Review of Full Metal Alchemist (Vol 2)


The second volume of Full Metal Alchemist continues the adventures of Edward and Al, two brothers who are searching for a way to restore their bodies, which were damaged after a failed attempt to bring their mother back from the dead. During the botched attempt at human transmutation Edward lost an arm and a leg, which have since been replaced by cybernetic prosthetics, whilst Al has had to substitute his missing body with a hollow suit of armor. Leading on from the opening volume that focused mainly on the Elric brothers, using their alchemic talents to help the downtrodden, this second book begins to expand the story and introduce the series’ colorful supporting cast.

Volume two kicks things off with Edward visiting Shou Tucker, a fellow state alchemist who specializes in creating chimeras by splicing two animals together. Shou rose to prominence after using alchemy to produce a chimera that could understand human speech. Unfortunately for him the creature passed away and he has since been unable to recreate the experiment. This opening chapter to book two sees Ed delve into Shou’s research notes, hoping to find a way of adapting Tucker’s bio-alchemy to repair his missing limbs. Meanwhile Al spends his free time playing with Shou’s adorable daughter and pet dog, totally oblivious to Tucker’s fragile state of mind.

State alchemists are expected to present an annual report to their superiors detailing the progress of their research. With the report deadline looming Shou is no closer to replicating the process that produced a talking chimera, leaving him in real danger that his research funding will be cut. It’s a harrowing prospect for a single parent who could well find himself out on the street penniless. What subsequently transpires is one of the most tragic things I have ever read in a manga, although it must be said that I found the anime adaptation to be more distressing as we get to spend more time with the characters affected by the story’s events.

The next two chapters signal the entrance of an Ishbalan named Scar (who gets his name from the cross shaped markings on his face.) State Alchemists decimated the Ishbalan people in an earlier war so Scar has taken it upon himself to go on a one-man crusade of vengeance. Using a bastardized form of alchemy, Scar is able to destroy anything he gets his hands on. He has been using this technique to murder a series of alchemists and poor Edward is next on his hit list. When the two clash Edward only manages to get away thanks to the timely intervention of Major Armstrong – a comedic beefcake who likes to tear off his uniform, when in combat, to showoff rippling musculature that would put Arnie to shame.

Edward doesn’t escape from the scrap with Scar unscathed however and literally needs a hand to patch up his injuries. His auto mail arm was wrecked in the battle so he is forced to head back to his hometown, where his mechanic is based, for repairs. Along the way he encounters Dr Marko, a former state alchemist who deserted the army out of disgust at the atrocities he was ordered to commit during the Ishbalan conflict. Dr Marko may well hold the secrets to developing a Philosopher’s Stone, which could help the Elrics reclaim their lost bodies, but the question is can Edward convince the doctor that he won’t use the stone for less noble endeavors once he creates it?
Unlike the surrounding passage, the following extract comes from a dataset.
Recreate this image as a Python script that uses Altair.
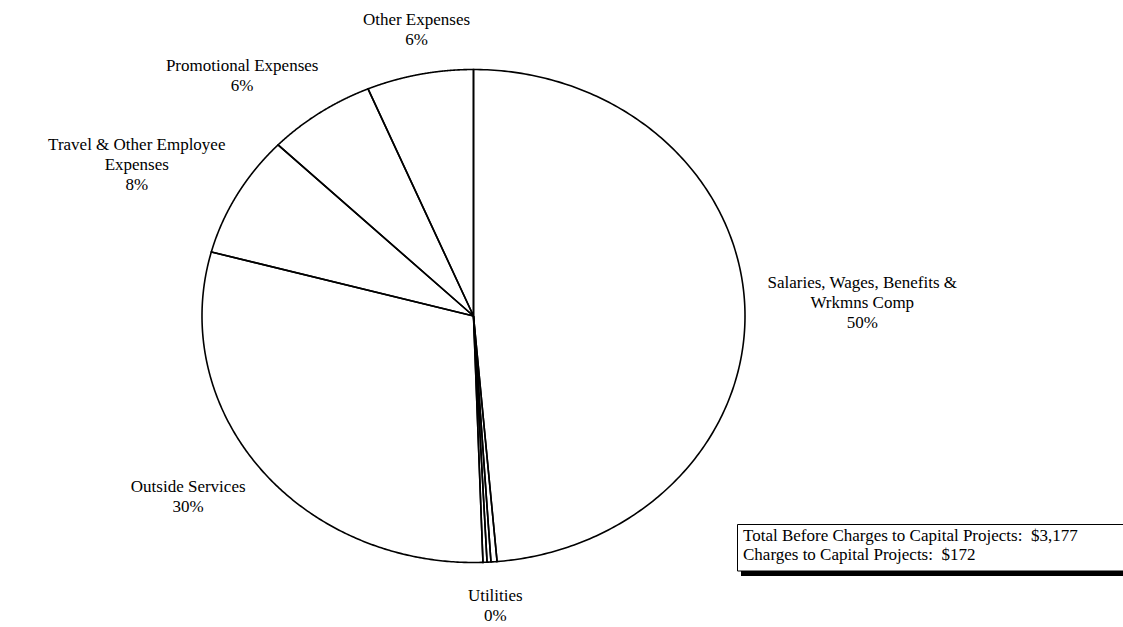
import altair as alt
import pandas as pd

# ---- data (clockwise from 12 o'clock) ----
categories = [
    "Salaries, Wages, Benefits &\nWrkmns Comp",
    "Utilities",
    "Unlabeled item 1",
    "Unlabeled item 2",
    "Outside Services",
    "Travel & Other Employee\nExpenses",
    "Promotional Expenses",
    "Other Expenses",
]
shares = [48.62, 0.36, 0.23, 0.24, 29.74, 8.03, 6.44, 6.35]
pct_labels = ["50%", "0%", "", "", "30%", "8%", "6%", "6%"]
note_lines = [
    "Total Before Charges to Capital Projects:\u00a0 $3,177",
    "Charges to Capital Projects:\u00a0 $172",
]

df = pd.DataFrame({
    "slice": list(range(len(categories))),
    "category": categories,
    "share": shares,
    "pct": pct_labels,
})

FONT = "Liberation Serif"
N = 240
X_RANGE = [202, 745]
Y_RANGE = [562.5, 69.5]
RXP = (X_RANGE[1] - X_RANGE[0]) / 2
RYP = (Y_RANGE[0] - Y_RANGE[1]) / 2
LH = 20          # label line height
CHAR_W = 7.5     # approx. average glyph width at 17px
GAP = 1.06       # label anchor distance (relative to pie radius)

xs = alt.Scale(domain=[-1, 1], range=X_RANGE, nice=False, zero=False)
ys = alt.Scale(domain=[-1, 1], range=Y_RANGE, nice=False, zero=False)

base = (
    alt.Chart(df)
    .transform_window(cum="sum(share)", sort=[alt.SortField("slice")], frame=[None, 0])
    .transform_joinaggregate(total="sum(share)")
    .transform_calculate(
        a0="2*PI*(datum.cum - datum.share)/datum.total",
        a1="2*PI*datum.cum/datum.total",
    )
)

pie = (
    base.transform_calculate(k=f"sequence(-1, {N + 2})")
    .transform_flatten(["k"])
    .transform_calculate(
        t=f"datum.a0 + (datum.a1 - datum.a0) * clamp(datum.k, 0, {N}) / {N}",
        px=f"(datum.k < 0 || datum.k > {N}) ? 0 : sin(datum.t)",
        py=f"(datum.k < 0 || datum.k > {N}) ? 0 : cos(datum.t)",
    )
    .mark_line(color="black", strokeWidth=1.6)
    .encode(
        x=alt.X("px:Q", scale=xs, axis=None),
        y=alt.Y("py:Q", scale=ys, axis=None),
        detail="slice:N",
        order="k:Q",
    )
)

labels = (
    base.transform_filter("datum.pct != ''")
    .transform_calculate(
        m="(datum.a0 + datum.a1)/2",
        txt="datum.category + '\\n' + datum.pct",
    )
    .transform_calculate(
        s="sin(datum.m)",
        c="cos(datum.m)",
        nl="length(split(datum.txt, '\\n'))",
        w=f"{CHAR_W} * length(split(datum.category, '\\n')[0])",
    )
    .transform_calculate(
        offx="(datum.s < 0 ? -1 : 1) * datum.w / 2 * clamp((abs(datum.s) - 0.2) / 0.4, 0, 1)",
        h=f"datum.nl * {LH}",
    )
    .transform_calculate(
        lx=f"{GAP} * datum.s + datum.offx / {RXP}",
        ly=f"{GAP} * datum.c + datum.c * datum.h * 0.75 / {RYP} + (datum.nl - 1) * {LH} / 2 / {RYP}",
    )
    .mark_text(font=FONT, fontSize=17, lineHeight=LH, color="black",
               align="center", baseline="middle", lineBreak="\n")
    .encode(
        x=alt.X("lx:Q", scale=xs, axis=None),
        y=alt.Y("ly:Q", scale=ys, axis=None),
        text="txt:N",
    )
)

one = pd.DataFrame({"note": ["\n".join(note_lines)]})
shadow = alt.Chart(one).mark_rect(color="black").encode(
    x=alt.value(741), x2=alt.value(1140), y=alt.value(571), y2=alt.value(576)
)
box = alt.Chart(one).mark_rect(fill="white", stroke="black", strokeWidth=1).encode(
    x=alt.value(737.5), x2=alt.value(1140), y=alt.value(524.5), y2=alt.value(571)
)
note = alt.Chart(one).mark_text(
    font=FONT, fontSize=17, lineHeight=19, color="black", align="left",
    baseline="alphabetic", lineBreak="\n"
).encode(x=alt.value(743), y=alt.value(541), text="note:N")

chart = (
    alt.layer(pie, labels, shadow, box, note)
    .properties(width=1123, height=627, padding=0, autosize=alt.AutoSizeParams(type="none"),
                background="white")
    .configure_view(stroke=None)
)

chart.save("out.html", embed_options={"renderer": "svg", "actions": False})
This second installment of the Full Metal Alchemist manga proves to be even better than the first book. The story is getting into full swing with some solid world building that gives the reader a good sense of how things operate in the FMA universe. Although the first chapter concludes with an emotional gut punch things never get overly grim thanks to the comedic banter between the cast. The Scar segments are packed with exciting action and although things slow down in the final chapter, the writer kept my interest with more tidbits of information concerning the trio of black clad antagonists that briefly appeared in the last book. What are they scheming and where does the triad’s female get her elongated nails, that rival Freddie Krueger’s claws, pedicured? I guess we’ll have to wait until volume three to find out.